Information provided:
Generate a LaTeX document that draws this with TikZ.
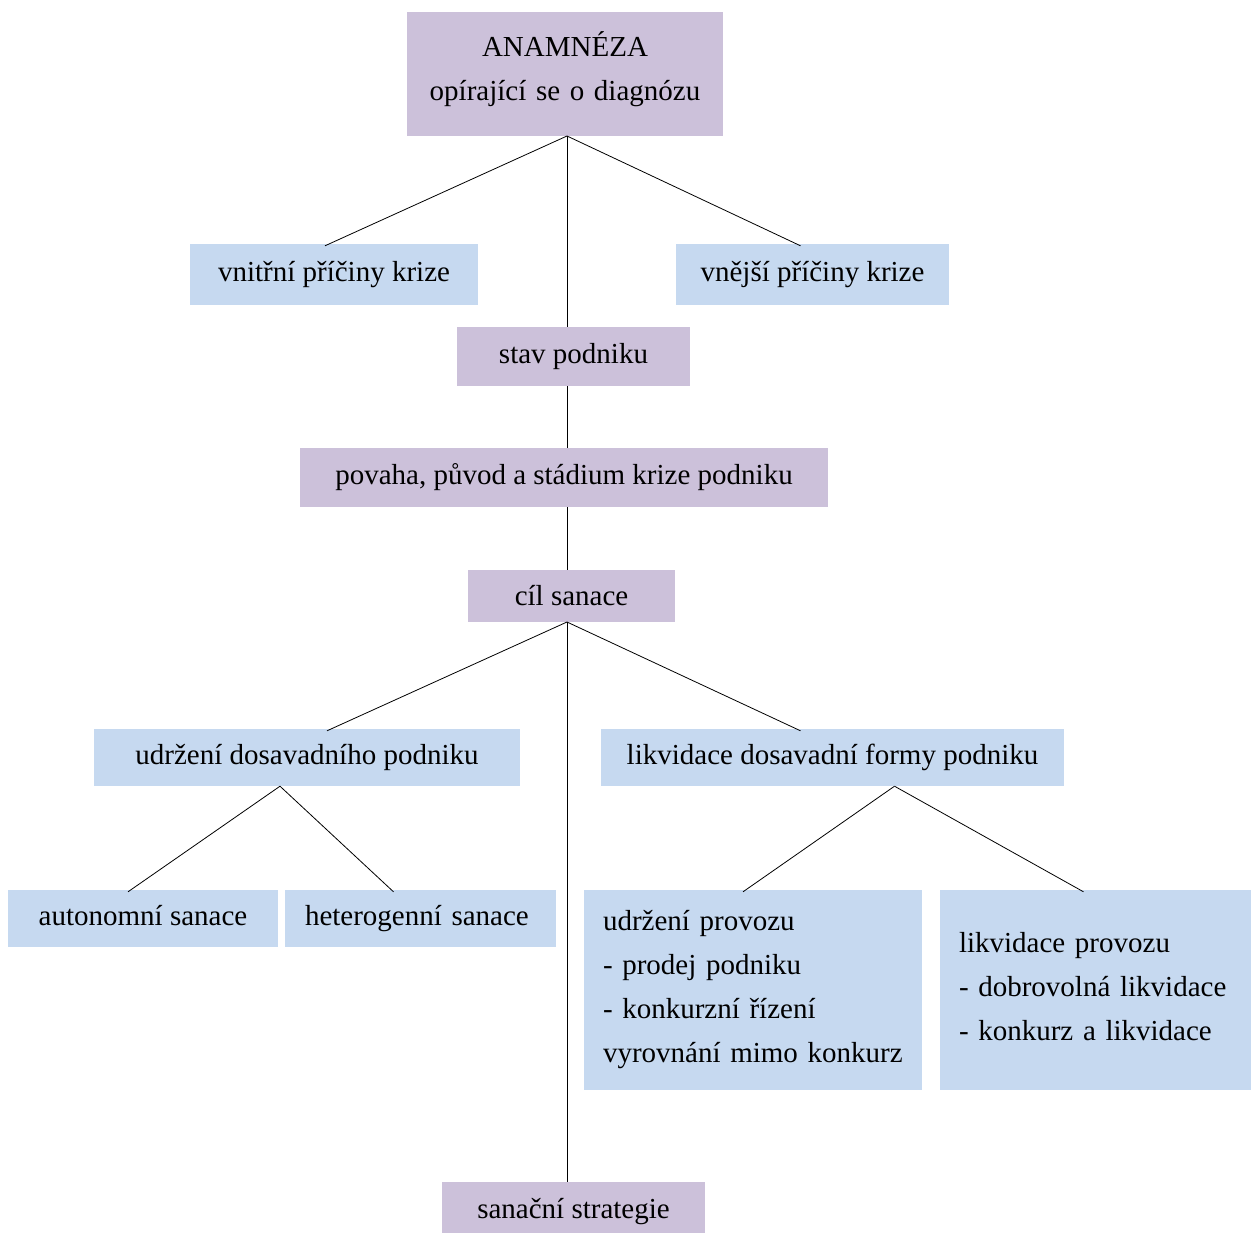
\documentclass[tikz,border=0pt]{standalone}
\usepackage{fontspec}
\setmainfont{Liberation Serif}
\definecolor{pfill}{RGB}{204,193,218}
\definecolor{bfill}{RGB}{198,217,240}
\begin{document}
\begin{tikzpicture}[x=1pt,y=-1pt,
  every node/.style={font=\fontsize{29}{44}\selectfont, inner sep=0pt, text=black},
  pbox/.style={fill=pfill, draw=none},
  bbox/.style={fill=bfill, draw=none},
  conn/.style={draw=black, line width=0.8pt}]
\useasboundingbox (0,0) rectangle (1252,1233);
% nodes
\node[pbox, minimum width=316pt, minimum height=124pt, text width=300pt, inner xsep=8pt, align=center, text height=20pt, text depth=54pt] (anam) at (565,74) {ANAMNÉZA\\opírající se o diagnózu};
\node[bbox, minimum width=288pt, minimum height=61pt] (vnitr) at (334,274.5) {vnitřní příčiny krize};
\node[bbox, minimum width=273pt, minimum height=61pt] (vnej) at (812.5,274.5) {vnější příčiny krize};
\node[pbox, minimum width=233pt, minimum height=59pt] (stav) at (573.5,356.5) {stav podniku};
\node[pbox, minimum width=528pt, minimum height=59pt] (povaha) at (564,477.5) {povaha, původ a stádium krize podniku};
\node[pbox, minimum width=207pt, minimum height=52pt] (cil) at (571.5,596) {cíl sanace};
\node[bbox, minimum width=426pt, minimum height=57pt] (udrz) at (307,757.5) {udržení dosavadního podniku};
\node[bbox, minimum width=463pt, minimum height=57pt] (likv) at (832.5,757.5) {likvidace dosavadní formy podniku};
\node[bbox, minimum width=270pt, minimum height=57pt, text depth=6pt] (auto) at (143,918.5) {autonomní sanace};
\node[bbox, minimum width=271pt, minimum height=57pt, text width=231pt, inner xsep=20pt, align=left, text depth=6pt] (hete) at (420.5,918.5) {heterogenní sanace};
\node[bbox, minimum height=200pt, text width=300pt, inner xsep=19pt, align=left] (uprov) at (753,990) {udržení provozu\\- prodej podniku\\- konkurzní řízení\\vyrovnání mimo konkurz};
\node[bbox, minimum height=200pt, text width=273pt, inner xsep=19pt, align=left, text height=20pt, text depth=96pt] (lprov) at (1095.5,990) {likvidace provozu\\- dobrovolná likvidace\\- konkurz a likvidace};
\node[pbox, minimum width=263pt, minimum height=51pt, text height=22pt, text depth=0pt] (sanac) at (573.5,1207.5) {sanační strategie};
% connectors
\coordinate (anamB) at (567,136);
\coordinate (cilB) at (567,622);
\draw[conn] (anamB) -- ([xshift=-9pt,yshift=-2pt]vnitr.north);
\draw[conn] (anamB) -- ([xshift=-12pt,yshift=-2pt]vnej.north);
\draw[conn] (anamB) -- (stav.north -| anamB);
\draw[conn] (stav.south -| anamB) -- (povaha.north -| anamB);
\draw[conn] (povaha.south -| anamB) -- (cil.north -| anamB);
\draw[conn] (cilB) -- ([xshift=20pt,yshift=-2pt]udrz.north);
\draw[conn] (cilB) -- ([xshift=-32pt,yshift=-2pt]likv.north);
\draw[conn] (cilB) -- (sanac.north -| cilB);
\draw[conn] ([xshift=-27pt]udrz.south) -- ([xshift=-15pt,yshift=-2pt]auto.north);
\draw[conn] ([xshift=-27pt]udrz.south) -- ([xshift=-27pt,yshift=-2pt]hete.north);
\draw[conn] ([xshift=62pt]likv.south) -- ([xshift=-10pt,yshift=-2pt]uprov.north);
\draw[conn] ([xshift=62pt]likv.south) -- ([xshift=-12pt,yshift=-2pt]lprov.north);
\end{tikzpicture}
\end{document}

Request:
Without the images, write out each line of the data verbatim.

The result:
Generate a LaTeX document that draws this with TikZ.
\documentclass[tikz,border=0pt]{standalone}
\usepackage{fontspec}
\setmainfont{Liberation Serif}
\definecolor{pfill}{RGB}{204,193,218}
\definecolor{bfill}{RGB}{198,217,240}
\begin{document}
\begin{tikzpicture}[x=1pt,y=-1pt,
  every node/.style={font=\fontsize{29}{44}\selectfont, inner sep=0pt, text=black},
  pbox/.style={fill=pfill, draw=none},
  bbox/.style={fill=bfill, draw=none},
  conn/.style={draw=black, line width=0.8pt}]
\useasboundingbox (0,0) rectangle (1252,1233);
% nodes
\node[pbox, minimum width=316pt, minimum height=124pt, text width=300pt, inner xsep=8pt, align=center, text height=20pt, text depth=54pt] (anam) at (565,74) {ANAMNÉZA\\opírající se o diagnózu};
\node[bbox, minimum width=288pt, minimum height=61pt] (vnitr) at (334,274.5) {vnitřní příčiny krize};
\node[bbox, minimum width=273pt, minimum height=61pt] (vnej) at (812.5,274.5) {vnější příčiny krize};
\node[pbox, minimum width=233pt, minimum height=59pt] (stav) at (573.5,356.5) {stav podniku};
\node[pbox, minimum width=528pt, minimum height=59pt] (povaha) at (564,477.5) {povaha, původ a stádium krize podniku};
\node[pbox, minimum width=207pt, minimum height=52pt] (cil) at (571.5,596) {cíl sanace};
\node[bbox, minimum width=426pt, minimum height=57pt] (udrz) at (307,757.5) {udržení dosavadního podniku};
\node[bbox, minimum width=463pt, minimum height=57pt] (likv) at (832.5,757.5) {likvidace dosavadní formy podniku};
\node[bbox, minimum width=270pt, minimum height=57pt, text depth=6pt] (auto) at (143,918.5) {autonomní sanace};
\node[bbox, minimum width=271pt, minimum height=57pt, text width=231pt, inner xsep=20pt, align=left, text depth=6pt] (hete) at (420.5,918.5) {heterogenní sanace};
\node[bbox, minimum height=200pt, text width=300pt, inner xsep=19pt, align=left] (uprov) at (753,990) {udržení provozu\\- prodej podniku\\- konkurzní řízení\\vyrovnání mimo konkurz};
\node[bbox, minimum height=200pt, text width=273pt, inner xsep=19pt, align=left, text height=20pt, text depth=96pt] (lprov) at (1095.5,990) {likvidace provozu\\- dobrovolná likvidace\\- konkurz a likvidace};
\node[pbox, minimum width=263pt, minimum height=51pt, text height=22pt, text depth=0pt] (sanac) at (573.5,1207.5) {sanační strategie};
% connectors
\coordinate (anamB) at (567,136);
\coordinate (cilB) at (567,622);
\draw[conn] (anamB) -- ([xshift=-9pt,yshift=-2pt]vnitr.north);
\draw[conn] (anamB) -- ([xshift=-12pt,yshift=-2pt]vnej.north);
\draw[conn] (anamB) -- (stav.north -| anamB);
\draw[conn] (stav.south -| anamB) -- (povaha.north -| anamB);
\draw[conn] (povaha.south -| anamB) -- (cil.north -| anamB);
\draw[conn] (cilB) -- ([xshift=20pt,yshift=-2pt]udrz.north);
\draw[conn] (cilB) -- ([xshift=-32pt,yshift=-2pt]likv.north);
\draw[conn] (cilB) -- (sanac.north -| cilB);
\draw[conn] ([xshift=-27pt]udrz.south) -- ([xshift=-15pt,yshift=-2pt]auto.north);
\draw[conn] ([xshift=-27pt]udrz.south) -- ([xshift=-27pt,yshift=-2pt]hete.north);
\draw[conn] ([xshift=62pt]likv.south) -- ([xshift=-10pt,yshift=-2pt]uprov.north);
\draw[conn] ([xshift=62pt]likv.south) -- ([xshift=-12pt,yshift=-2pt]lprov.north);
\end{tikzpicture}
\end{document}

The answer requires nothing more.